Elle rappelle en particulier qu'il faut mettre à l'actif du précédent gouvernement la mise en oeuvre de l'égalité sociale dans les départements d'outre-mer. Cette politique a conduit à l'alignement de la quasi-totalité des prestations sociales sur celles de la métropole, sous réserve de trois allocations spécifiques (l'allocation au premier enfant, le complément familial, la prestation spécifique de restauration scolaire).

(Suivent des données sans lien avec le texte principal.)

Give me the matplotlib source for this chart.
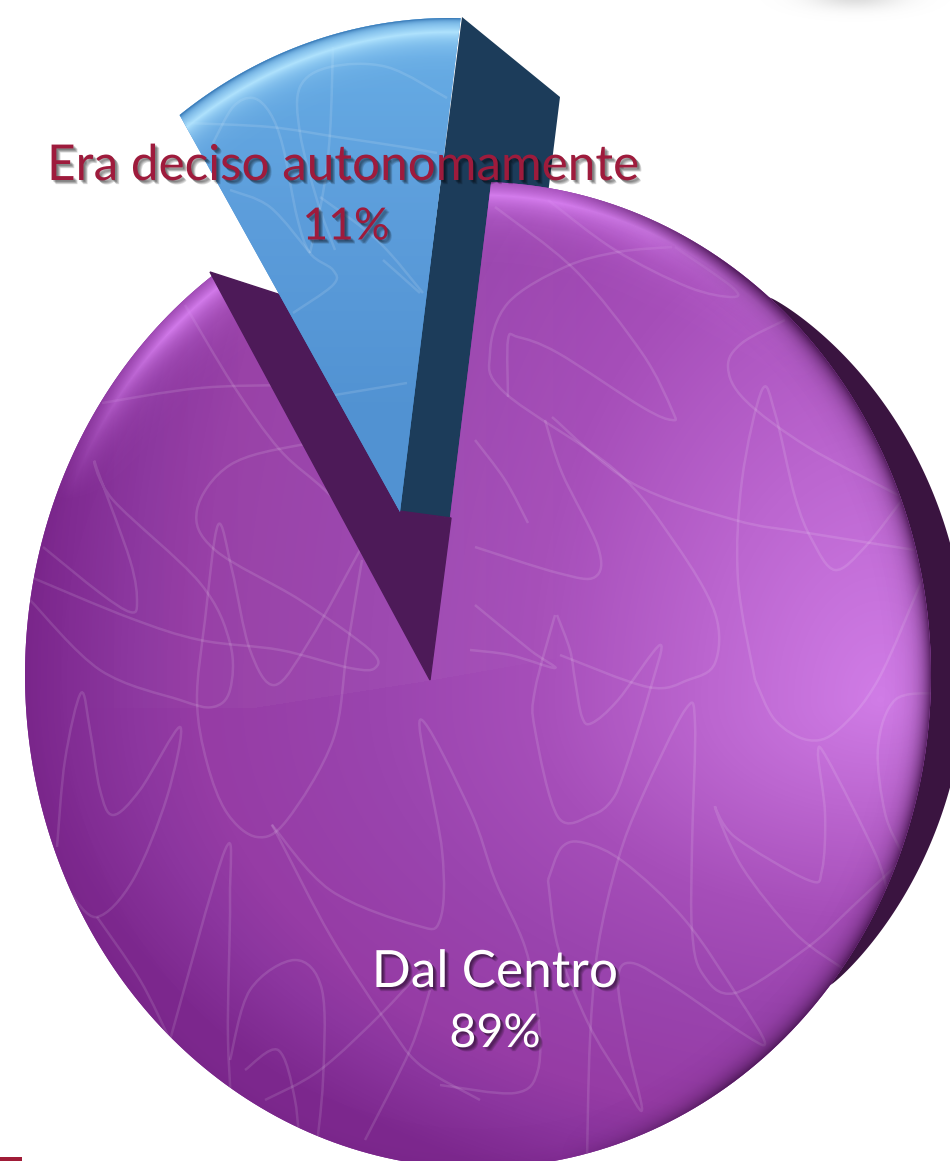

Toutefois, si le Gouvernement actuel n'a pas manifesté l'intention de remettre en cause ces spécificités, aucune précision n'a été donnée quant à l'impact qu'auront les mesures prévues en métropole, notamment en matière de plafonnement des allocations familiales. D'une manière générale, votre commission souhaite que le Gouvernement expose clairement, lors des débats au Sénat, la politique qu'il entend mener en matière de protection sociale en outre-mer.

En tout état de cause, votre commission donne acte au Gouvernement de la progression non négligeable des crédits consacrés à l'outre-mer et des objectifs qu'il s'est fixés en matière d'emploi et de logement.

Elle vous propose, dans ces conditions, d'émettre un avis de sagesse sur les crédits consacrés à l'outre-mer pour 1998.